Away from the trouble that takes place prior to All Saints Day on the largest cemetery of Ljubljana and Slovenia, a walk through the Garden of All Saints.
Created by master Plečnik, it was meant to be a garden of goodbye that would enable a modernised, and yet personal funeral service as the growth of the city increased the need of burial sites, and especially a mortuary that would replace the custom of keeping the dead at home until the funeral. 
Just like any of Plečnik's work, the entrance is magnificent: collonades in two floors, arranged in a huge semicircle that separates the city of the living from the city of the death.
Atop of it, a double-statue of Christ the Saviour and Mother Mary.
Each side of the entrance porch houses administration offices, straight ahead lies a worship place. 

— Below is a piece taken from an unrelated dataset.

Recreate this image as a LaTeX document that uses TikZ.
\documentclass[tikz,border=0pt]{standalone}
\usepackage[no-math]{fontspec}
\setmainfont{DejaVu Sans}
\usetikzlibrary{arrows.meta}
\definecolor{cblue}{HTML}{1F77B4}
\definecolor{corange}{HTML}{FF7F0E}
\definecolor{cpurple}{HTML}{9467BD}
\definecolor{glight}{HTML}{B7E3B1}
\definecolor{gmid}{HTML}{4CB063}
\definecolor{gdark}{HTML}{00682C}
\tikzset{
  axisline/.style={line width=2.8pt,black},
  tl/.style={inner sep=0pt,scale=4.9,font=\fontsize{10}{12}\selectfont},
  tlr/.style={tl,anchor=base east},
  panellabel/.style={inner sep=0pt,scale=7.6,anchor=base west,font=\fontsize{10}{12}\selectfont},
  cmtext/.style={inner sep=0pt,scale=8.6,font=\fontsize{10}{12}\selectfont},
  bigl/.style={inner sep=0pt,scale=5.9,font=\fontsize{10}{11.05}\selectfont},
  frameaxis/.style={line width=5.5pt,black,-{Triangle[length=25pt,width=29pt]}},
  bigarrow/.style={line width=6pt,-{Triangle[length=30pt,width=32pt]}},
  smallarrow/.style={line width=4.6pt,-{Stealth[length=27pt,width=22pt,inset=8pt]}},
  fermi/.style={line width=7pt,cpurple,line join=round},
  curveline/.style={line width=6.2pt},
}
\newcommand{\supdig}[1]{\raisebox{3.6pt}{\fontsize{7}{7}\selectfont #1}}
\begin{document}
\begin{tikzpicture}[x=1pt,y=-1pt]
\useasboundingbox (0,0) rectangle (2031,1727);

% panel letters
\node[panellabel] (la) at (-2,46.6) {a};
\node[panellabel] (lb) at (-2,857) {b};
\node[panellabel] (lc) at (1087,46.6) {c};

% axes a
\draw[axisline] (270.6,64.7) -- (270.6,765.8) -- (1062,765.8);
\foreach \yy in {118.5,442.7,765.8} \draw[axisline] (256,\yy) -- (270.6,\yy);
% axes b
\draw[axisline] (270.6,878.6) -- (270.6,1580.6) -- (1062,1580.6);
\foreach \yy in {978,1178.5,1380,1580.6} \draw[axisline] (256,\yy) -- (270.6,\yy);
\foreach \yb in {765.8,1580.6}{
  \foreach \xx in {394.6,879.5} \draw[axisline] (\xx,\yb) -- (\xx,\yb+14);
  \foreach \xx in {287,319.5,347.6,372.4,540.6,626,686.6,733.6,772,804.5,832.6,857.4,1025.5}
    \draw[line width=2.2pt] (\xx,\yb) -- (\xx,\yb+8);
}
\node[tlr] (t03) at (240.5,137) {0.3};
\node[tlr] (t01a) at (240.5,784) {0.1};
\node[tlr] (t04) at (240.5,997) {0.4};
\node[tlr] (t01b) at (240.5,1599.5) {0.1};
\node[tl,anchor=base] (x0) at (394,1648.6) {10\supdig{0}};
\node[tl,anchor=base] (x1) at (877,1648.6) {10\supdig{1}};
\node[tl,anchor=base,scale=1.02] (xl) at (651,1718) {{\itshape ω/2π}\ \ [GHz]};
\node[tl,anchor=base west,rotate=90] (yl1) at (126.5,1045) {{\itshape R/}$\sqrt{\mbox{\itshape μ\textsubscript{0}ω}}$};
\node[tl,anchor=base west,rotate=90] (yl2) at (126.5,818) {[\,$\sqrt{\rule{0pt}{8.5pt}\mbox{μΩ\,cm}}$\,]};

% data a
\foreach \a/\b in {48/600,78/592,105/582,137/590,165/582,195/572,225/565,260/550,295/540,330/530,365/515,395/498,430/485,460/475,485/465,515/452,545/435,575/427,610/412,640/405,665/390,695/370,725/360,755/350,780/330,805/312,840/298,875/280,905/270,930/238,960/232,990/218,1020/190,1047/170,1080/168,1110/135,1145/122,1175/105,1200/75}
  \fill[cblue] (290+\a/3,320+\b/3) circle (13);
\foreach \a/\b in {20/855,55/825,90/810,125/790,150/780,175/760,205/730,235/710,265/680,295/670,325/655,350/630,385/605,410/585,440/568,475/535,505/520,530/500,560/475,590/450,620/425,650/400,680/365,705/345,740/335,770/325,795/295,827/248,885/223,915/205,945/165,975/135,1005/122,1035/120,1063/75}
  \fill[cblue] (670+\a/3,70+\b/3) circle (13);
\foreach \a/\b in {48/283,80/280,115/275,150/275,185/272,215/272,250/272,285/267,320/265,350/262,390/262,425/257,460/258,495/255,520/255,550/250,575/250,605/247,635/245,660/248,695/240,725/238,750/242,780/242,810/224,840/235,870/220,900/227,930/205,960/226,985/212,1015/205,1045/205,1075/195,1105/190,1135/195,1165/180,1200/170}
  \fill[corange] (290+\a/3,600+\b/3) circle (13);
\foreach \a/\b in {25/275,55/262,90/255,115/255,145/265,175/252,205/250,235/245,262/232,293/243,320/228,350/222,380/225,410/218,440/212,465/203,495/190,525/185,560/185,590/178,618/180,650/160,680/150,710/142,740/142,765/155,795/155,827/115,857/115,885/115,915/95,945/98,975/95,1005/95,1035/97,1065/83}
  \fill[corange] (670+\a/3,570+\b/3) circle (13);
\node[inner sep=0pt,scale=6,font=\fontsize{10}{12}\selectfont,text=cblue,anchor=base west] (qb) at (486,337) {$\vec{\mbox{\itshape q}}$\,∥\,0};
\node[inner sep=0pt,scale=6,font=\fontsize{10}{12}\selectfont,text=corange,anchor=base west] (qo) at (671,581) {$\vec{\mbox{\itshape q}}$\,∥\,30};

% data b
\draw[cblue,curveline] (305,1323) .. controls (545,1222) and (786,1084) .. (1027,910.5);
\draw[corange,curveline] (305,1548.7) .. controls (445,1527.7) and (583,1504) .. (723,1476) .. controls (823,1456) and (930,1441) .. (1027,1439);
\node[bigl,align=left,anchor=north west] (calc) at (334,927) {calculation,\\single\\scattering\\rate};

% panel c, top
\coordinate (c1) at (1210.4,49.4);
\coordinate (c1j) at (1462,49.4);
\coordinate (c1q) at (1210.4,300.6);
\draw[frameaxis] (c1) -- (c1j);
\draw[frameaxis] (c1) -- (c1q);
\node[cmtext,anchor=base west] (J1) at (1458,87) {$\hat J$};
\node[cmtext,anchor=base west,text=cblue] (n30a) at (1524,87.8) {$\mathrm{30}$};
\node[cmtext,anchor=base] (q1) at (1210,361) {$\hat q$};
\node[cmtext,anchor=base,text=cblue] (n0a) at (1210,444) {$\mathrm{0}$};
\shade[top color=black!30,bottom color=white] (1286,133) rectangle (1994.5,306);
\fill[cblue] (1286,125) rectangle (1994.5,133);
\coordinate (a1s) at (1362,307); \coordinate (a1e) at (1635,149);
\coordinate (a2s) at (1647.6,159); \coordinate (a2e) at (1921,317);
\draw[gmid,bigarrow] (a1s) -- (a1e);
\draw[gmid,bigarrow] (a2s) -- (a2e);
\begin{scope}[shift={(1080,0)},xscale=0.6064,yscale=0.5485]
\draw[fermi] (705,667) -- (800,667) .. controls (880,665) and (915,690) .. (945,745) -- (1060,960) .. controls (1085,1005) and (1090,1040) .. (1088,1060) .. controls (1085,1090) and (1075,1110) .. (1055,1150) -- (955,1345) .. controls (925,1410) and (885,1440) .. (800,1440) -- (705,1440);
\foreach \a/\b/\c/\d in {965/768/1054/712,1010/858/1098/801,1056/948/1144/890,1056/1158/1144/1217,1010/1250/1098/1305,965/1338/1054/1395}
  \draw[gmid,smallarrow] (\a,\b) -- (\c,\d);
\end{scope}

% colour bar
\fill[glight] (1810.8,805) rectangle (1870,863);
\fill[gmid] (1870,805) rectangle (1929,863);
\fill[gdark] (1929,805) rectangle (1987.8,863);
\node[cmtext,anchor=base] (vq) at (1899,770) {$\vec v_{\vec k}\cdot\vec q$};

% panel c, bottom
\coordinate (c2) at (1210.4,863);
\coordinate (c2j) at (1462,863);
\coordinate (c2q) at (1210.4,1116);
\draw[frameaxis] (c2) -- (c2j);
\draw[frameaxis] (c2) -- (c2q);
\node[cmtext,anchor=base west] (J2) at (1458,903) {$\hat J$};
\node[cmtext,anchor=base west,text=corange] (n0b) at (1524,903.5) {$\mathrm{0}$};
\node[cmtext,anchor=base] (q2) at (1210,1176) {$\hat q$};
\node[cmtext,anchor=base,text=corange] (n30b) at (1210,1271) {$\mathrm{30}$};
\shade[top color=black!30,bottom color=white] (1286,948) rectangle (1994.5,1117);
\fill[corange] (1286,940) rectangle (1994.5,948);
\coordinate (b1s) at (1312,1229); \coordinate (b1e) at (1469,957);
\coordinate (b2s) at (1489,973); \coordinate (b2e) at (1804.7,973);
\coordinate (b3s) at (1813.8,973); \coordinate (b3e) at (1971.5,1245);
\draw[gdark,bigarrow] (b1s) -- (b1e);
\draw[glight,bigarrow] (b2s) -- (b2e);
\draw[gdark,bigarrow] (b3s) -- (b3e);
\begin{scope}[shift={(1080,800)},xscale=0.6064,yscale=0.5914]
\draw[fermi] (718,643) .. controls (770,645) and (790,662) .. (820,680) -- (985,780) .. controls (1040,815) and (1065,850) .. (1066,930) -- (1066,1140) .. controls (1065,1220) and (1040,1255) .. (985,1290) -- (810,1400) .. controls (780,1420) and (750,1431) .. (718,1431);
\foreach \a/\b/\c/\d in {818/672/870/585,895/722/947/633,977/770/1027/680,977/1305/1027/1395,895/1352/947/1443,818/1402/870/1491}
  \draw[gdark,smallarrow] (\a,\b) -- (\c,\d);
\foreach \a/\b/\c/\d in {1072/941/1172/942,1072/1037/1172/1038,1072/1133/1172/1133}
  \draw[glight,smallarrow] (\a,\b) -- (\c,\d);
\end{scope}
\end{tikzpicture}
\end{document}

Instead of one central mortuary, the areal hosts 14 small chapels, each of them being dedicated to one of Ljubljana's parishes resp. their patron saint. Their styles are unique and worked out in detail, from an antique temple to a byzantine church to a Renaissance-like pavillion. 
Between them - gravel roads, fountains, alleys and benches. 

On the other side of the place, a carpentry for coffins. Unlike the rest of the buildings, that are covered in peaceful white, its facade is quite dark, but lit up with golden mosaics. 

And just as you think "What a wonderful oasis"...
... you realize there is a whole lot of life going on just across the hedgerow.